The facts of the request get slightly more complicated.  The employee in question had bene the convener of a seminar held at the University and the blog that was written related to that seminar; it was published shortly after.  The decision notes that Mr Ackroyd drew attention to a certain comment in the blog piece “indicating that he [the employee] was commenting in his capacity as the convenor of the seminar” (paragraph 28).  The decision also records (at paragraph 28) that the employee had commented on the blog and mentioned papers that he (the employee) had written on the subject in question.  Mr Ackroyd argued that these two things together (along with other matters dealt with in paragraphs 29-31 of the decision) meant that the employee was acting in his capacity as an employee of the University.

The University argued that the life of an academic is such that the connection between work and private life is so fine and that sometimes they cross over.  They argued that an academic might use their association with the university in order to gain some credibility in their private life rather than as an employee of the university.  The University also argued that the convention of academic freedom created some independence between the University and its academics.  “The University also stated that it (and universities in general) extended to academic communities a relatively high degree of space, freedom and autonomy to engage with academic disciplines and pursuits and, as a result, information may be created which it would not move to claim or exert control over.” (para35)

There are more to the arguments of Mr Ackroyd and the University, but for the sake of brevity and so as to avoid replicating the Commissioner’s decision in full I have not mentioned all the ones referenced in the Commissioner’s decision.  They can be read in full in paragraphs 26-38 of the decision.

What did the Commissioner find?

The Commissioner decided that the seminar which had been chaired by the employee was part of the employee’s work at the University (paragraph 43).  The Commissioner also decided that the blog post was a continuation of the discourse of the seminar which he had chaired in his capacity as an employee of the University (paragraph 43) and that the employees ongoing involvement in the discussion that arose out of the seminar cannot be separated from the employee’s work at the University (paragraph 44).  Despite the personal nature of the e-mails the commissioner decided that they were held by the University for the purposes of FOISA (paragraph 49).  Paragraphs 60-62 deal with whether the information was held for the purpose of the EISRs and the commissioner reached the same conclusion as she did in respect of section 3(2)(a)(i) of FOISA (paragraph 62).

The Commissioner then went on to consider the exemptions that the University would have sought to apply had it been the case it held the information (which the Commissioner determined it did).  For the reasons set out in paragraphs 51-57 the commissioner found that section 30(b)(ii) of FOISA was not engaged and therefore not relevant.  No consideration was given to section 36 as it would appear that the University may have stopped relying on that exemption.

The Commissioner ordered the release of the withheld information to Mr Ackroyd subject to some redactions made by the Commissioner.



Before giving my thoughts on the decision I will note that I have only the Commissioner’s decision to go on.  I have not seen the blog or the comments nor have I seen the E-mails in question.

This is an interesting decision and one of importance for the Higher Education sector.  The decision explores some of the anomalies in the academic world that do not generally appear in other public authorities; namely the convention of academic freedom.  However, the decision could have wider application beyond the Higher Education sector.

Should academics be worried about the impact of the decision?

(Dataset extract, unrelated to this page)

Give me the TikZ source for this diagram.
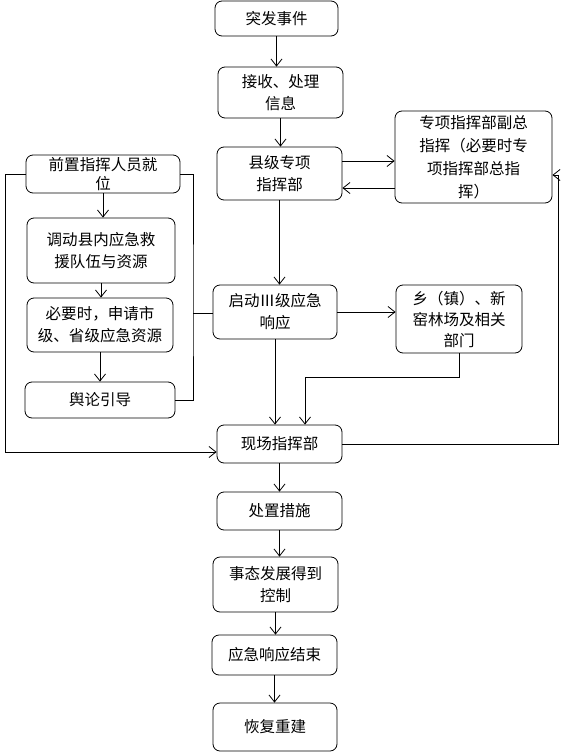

I would suggest that they should not be.  It appears clear from the decision that where there is a genuine separation between the work undertaken by an academic on behalf of the University and that undertaken by the academic in a private capacity that the information will not be subject to FOISA.

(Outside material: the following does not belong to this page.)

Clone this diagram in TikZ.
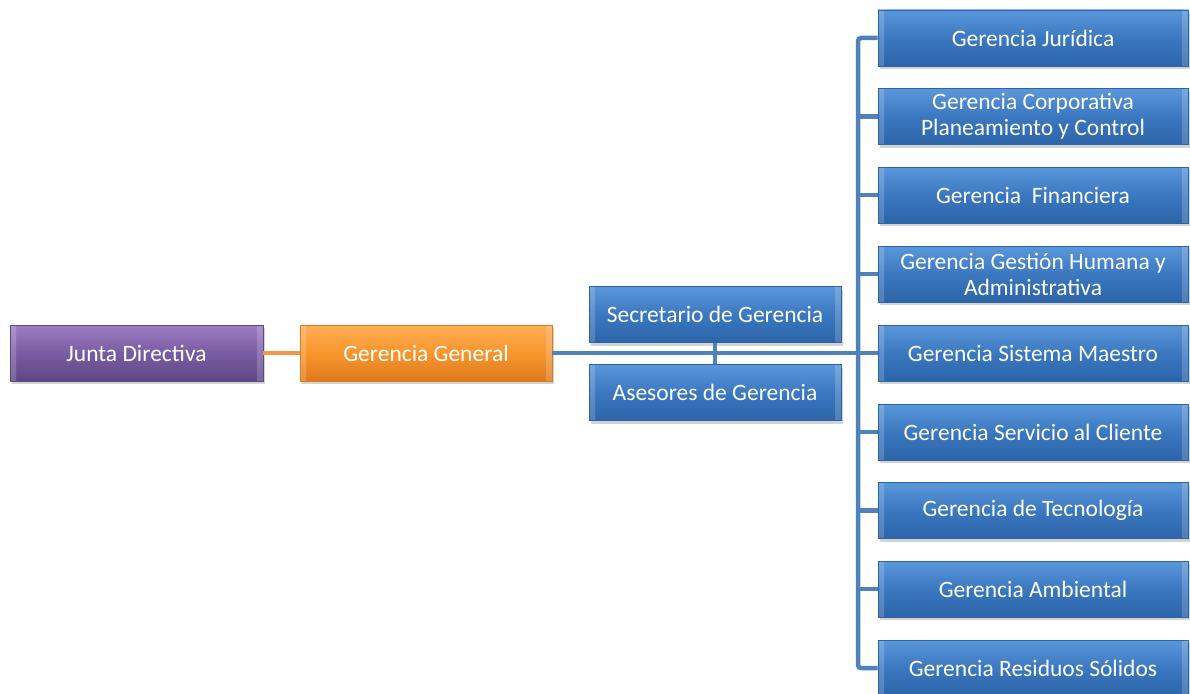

For example, if an individual gives a lecture to an organisation because they are a specialist in the field and they mention their connection to a University I don’t think anything held on the University’s computer systems (or indeed the academic’s private systems) would become subject to FOISA simply because they establish their credibility by referencing the University at which they work.  Only where that lecture was given in the course of the academic’s employment at the University would it become subject to FOISA.

It is clear that the balance between what an academic does privately and what they do as part of their employment at the University is finely balanced.  Simply because an academic undertakes work in their spare time and the work is not such that the University would lay claim to it or it was not work which the University had sought the employee to undertake will not meant that it is not subject to FOISA or the EISRs.

It’s certainly an important decision and one that all FOI Officers in Scottish colleges and universities should have tucked away for reference to at a later time; it is not unlikely that similar situations will arise again in the future (especially given the public nature of academics work).

Police Scotland and Freedom of Information

Next week the Police Service of Scotland will take responsibility for policing Scotland from the current eight police forces in Scotland.  This will have implications for Freedom of Information, at least in the short-term.

The cost of handling an FOI request is likely to increase dramatically meaning that requestors may frequently have their requests refused under section 12 of the Act (excessive cost of compliance).  The new single force will continue to run eight separate IT systems while new IT systems are procured and launched.   Undoubtedly it will take some time for information held in paper form to be better organised taking account of the new single force structure.  Therefore, searching for information held by the new force will be rather time consuming.  In some requests the new force will be required to carry out the same searches within each of the boundaries of the eight forces; if some of the old forces held the requested information on multiple systems then you could be looking at more than eight almost identical searches per request.  That’s a lot of staff time simply locating whether the information is held by the force.

It is likely that most requestors will only want the information as it relates to their old force area and so it might be worthwhile for the next year or so ensuring that when you are requesting information that you are as geographically specific as possible.  For example, if you would have requested the information from only Strathclyde Police were it still in existence, then state in your request that you are only interested in the information held which relates to the old Strathclyde area.

Currently if you wish a nationwide view then you would be requesting the information from the eight forces and the cost to each force would be separate from the other forces.  However, now you will be requesting it from a single body meaning the cost of searching within each of the old force areas is burdened by one organisation (the new single force).  As a consequence of this it will be aggregated and might engage section 12 much more easily than before.

When the new force comes into existence it will be under a great level of scrutiny to ensure that it is delivering what is needed in Scotland, but it may well become more difficult for the public and journalists to hold the force to account through FOI.

It will certainly be worthwhile watching the responses from the new single force to see if there is an increase in the number of section 12 refusals.  An increase would mean less public scrutiny of a very large public authority with an enormous budget and a significant amount of power.